Little Screm - The Golden Record

This article originally appeared on the peerless (yet now sadly defunct) Gobshout.com. It's owners are now Suburban Tarts, who should be visited post-haste...


The Golden Record released 04/11/11 on Secretly Canadian Records


The title of this record is a reference to the golden discs included on the Voyager spacecraft, which contain a representative sample of sounds, languages and music from Earth. The hope is that if the discs are ever discovered by an alien race, they will be able to play them (assuming they’ve not ditched the physical format) and hear a cross-section of our society. Douglas Adams once said that the discs were going to include the music of Bach, but the designers were worried that even vastly superior life forms might see this as showing off. But I digress. Already.


Little Scream’s full debut is, in this case, well titled.
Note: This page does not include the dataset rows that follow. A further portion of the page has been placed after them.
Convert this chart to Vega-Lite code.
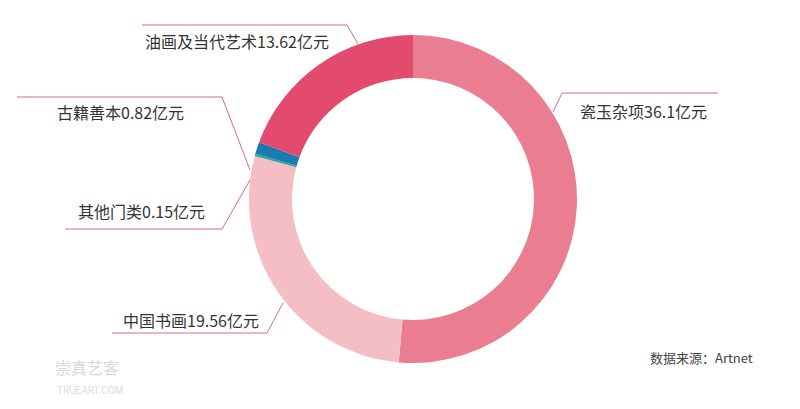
{
  "$schema": "https://vega.github.io/schema/vega-lite/v6.json",
  "width": 774,
  "height": 398,
  "autosize": {"type": "none"},
  "padding": {"left": 26, "top": 0, "right": 0, "bottom": 11},
  "background": "#ffffff",
  "config": {"view": {"stroke": null}},
  "datasets": {
    "slices": [
      {"category": "瓷玉杂项", "value": 36.1, "order": 1},
      {"category": "中国书画", "value": 19.56, "order": 2},
      {"category": "其他门类", "value": 0.15, "order": 3},
      {"category": "古籍善本", "value": 0.82, "order": 4},
      {"category": "油画及当代艺术", "value": 13.62, "order": 5}
    ],
    "leaders": [
      {"g": "油画", "i": 1, "x": -271, "y": 174},
      {"g": "油画", "i": 2, "x": -66, "y": 174},
      {"g": "油画", "i": 3, "x": -55, "y": 155},
      {"g": "古籍", "i": 1, "x": -396, "y": 102},
      {"g": "古籍", "i": 2, "x": -191, "y": 102},
      {"g": "古籍", "i": 3, "x": -163, "y": 29},
      {"g": "其他", "i": 1, "x": -163, "y": 19},
      {"g": "其他", "i": 2, "x": -191, "y": -30},
      {"g": "其他", "i": 3, "x": -348, "y": -30},
      {"g": "瓷玉", "i": 1, "x": 140, "y": 87},
      {"g": "瓷玉", "i": 2, "x": 149, "y": 106},
      {"g": "瓷玉", "i": 3, "x": 305, "y": 106},
      {"g": "书画", "i": 1, "x": -130, "y": -104},
      {"g": "书画", "i": 2, "x": -146, "y": -134},
      {"g": "书画", "i": 3, "x": -301, "y": -134}
    ],
    "labels": [
      {"text": "油画及当代艺术13.62亿元", "x": -268, "y": 156},
      {"text": "古籍善本0.82亿元", "x": -356, "y": 85},
      {"text": "其他门类0.15亿元", "x": -335, "y": -14},
      {"text": "瓷玉杂项36.1亿元", "x": 167, "y": 86},
      {"text": "中国书画19.56亿元", "x": -290, "y": -123}
    ],
    "source": [
      {"text": "数据来源：Artnet", "x": 237, "y": -160}
    ],
    "wm1": [
      {"text": "崇真艺客", "x": -358, "y": -170}
    ],
    "wm2": [
      {"text": "TRUEART.COM", "x": -356, "y": -192}
    ]
  },
  "layer": [
    {
      "data": {"name": "slices"},
      "mark": {"type": "arc", "outerRadius": 164, "innerRadius": 121, "stroke": null},
      "encoding": {
        "theta": {"field": "value", "type": "quantitative", "stack": true},
        "order": {"field": "order", "type": "quantitative"},
        "color": {
          "field": "category",
          "type": "nominal",
          "legend": null,
          "scale": {
            "domain": ["瓷玉杂项", "中国书画", "其他门类", "古籍善本", "油画及当代艺术"],
            "range": ["#EA7E90", "#F5BEC4", "#2AA88E", "#1A7BB0", "#E24A6E"]
          }
        }
      }
    },
    {
      "data": {"name": "leaders"},
      "mark": {"type": "line", "color": "#CF6F86", "strokeWidth": 1},
      "encoding": {
        "x": {"field": "x", "type": "quantitative", "scale": {"domain": [-387, 387]}, "axis": null},
        "y": {"field": "y", "type": "quantitative", "scale": {"domain": [-199, 199]}, "axis": null},
        "detail": {"field": "g", "type": "nominal"},
        "order": {"field": "i", "type": "quantitative"}
      }
    },
    {
      "data": {"name": "labels"},
      "mark": {"type": "text", "align": "left", "baseline": "middle", "font": "Noto Sans CJK SC", "fontSize": 16, "color": "#333333"},
      "encoding": {
        "x": {"field": "x", "type": "quantitative", "scale": {"domain": [-387, 387]}, "axis": null},
        "y": {"field": "y", "type": "quantitative", "scale": {"domain": [-199, 199]}, "axis": null},
        "text": {"field": "text"}
      }
    },
    {
      "data": {"name": "source"},
      "mark": {"type": "text", "align": "left", "baseline": "middle", "font": "Noto Sans CJK SC", "fontSize": 13, "color": "#444444"},
      "encoding": {
        "x": {"field": "x", "type": "quantitative", "scale": {"domain": [-387, 387]}, "axis": null},
        "y": {"field": "y", "type": "quantitative", "scale": {"domain": [-199, 199]}, "axis": null},
        "text": {"field": "text"}
      }
    },
    {
      "data": {"name": "wm1"},
      "mark": {"type": "text", "align": "left", "baseline": "middle", "font": "Noto Sans CJK SC", "fontSize": 16, "color": "#D8D8D8"},
      "encoding": {
        "x": {"field": "x", "type": "quantitative", "scale": {"domain": [-387, 387]}, "axis": null},
        "y": {"field": "y", "type": "quantitative", "scale": {"domain": [-199, 199]}, "axis": null},
        "text": {"field": "text"}
      }
    },
    {
      "data": {"name": "wm2"},
      "mark": {"type": "text", "align": "left", "baseline": "middle", "font": "Roboto", "fontSize": 10, "color": "#DDDDDD"},
      "encoding": {
        "x": {"field": "x", "type": "quantitative", "scale": {"domain": [-387, 387]}, "axis": null},
        "y": {"field": "y", "type": "quantitative", "scale": {"domain": [-199, 199]}, "axis": null},
        "text": {"field": "text"}
      }
    }
  ]
}
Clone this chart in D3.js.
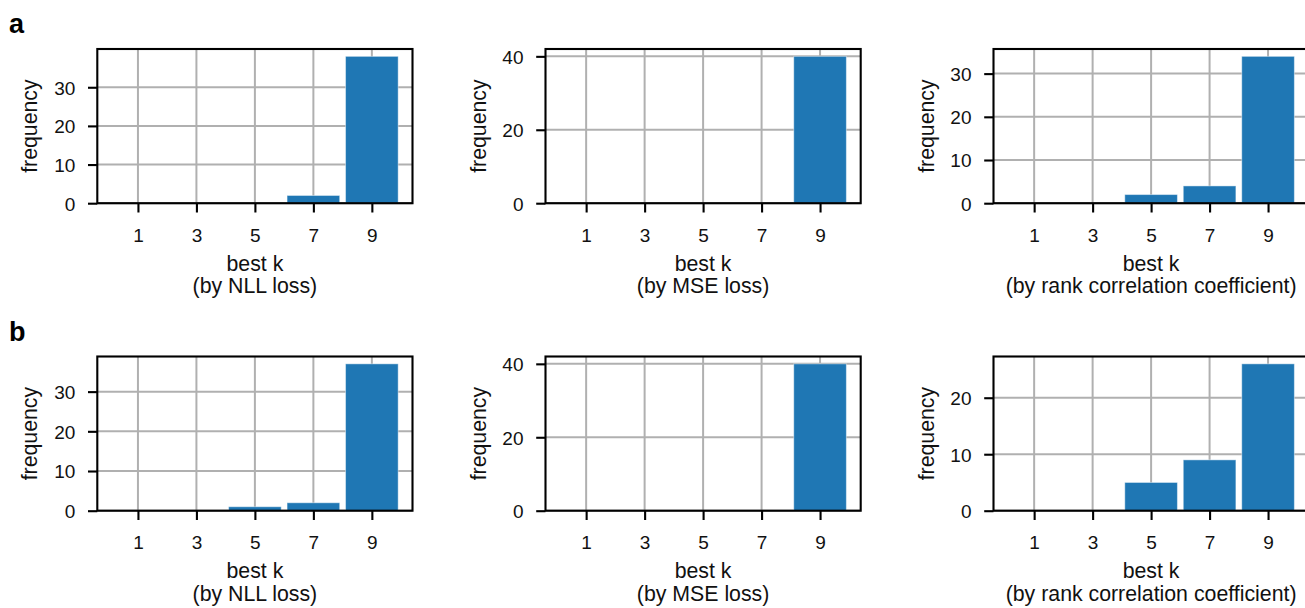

It seems to contain a whole range of styles, sounds and influences, all held together by Little Scream’s fragile, soulful voice. The album manages to perfectly pair beautiful lilting folk songs (The Heron and The Fox is a particular favourite) with a rather fine line in bombast (Cannons - Both these tracks can be previewed here). It almost comes as no shock to discover it is produced by Arcade Fire’s multi-instrumentalist and hell-raiser-in-chief, Richard Reed-Parry. The way the louder tracks build and incorporate many instruments is reminiscent of the producer’s better-known work.


But to focus too much on the production or the host of local Montreal guests (other members of Arcade Fire and The National chip in) would be to do Little Scream a huge injustice. Her voice and song writing are both beautiful, and the album drifts from quiet and introspective to epic and enormous (particularly the rumbling Guyegaros and the curveball intro to Boatman) with an ease that carries the listener along, whilst keeping them constantly guessing and occasionally (in my case) squirming with delight. The fact that the album closes to the sound of gentle rain, wind chimes and what can only be a synthesiser playing Land of Hope and Glory will give you some sort of insight into what we’re dealing with here.


This is an album that achieves the core purposes of the debut record: to showcase a phenomenal talent, to leave the listener already itching for the next release, and to make me long to see her live. It’s also a record inside which I could comfortably live; so complete and enthralling is the world Little Scream has created. When next she visits these shores (she’s just supported Jose Gonzales at The Barbican), I shall be waiting with baited breath.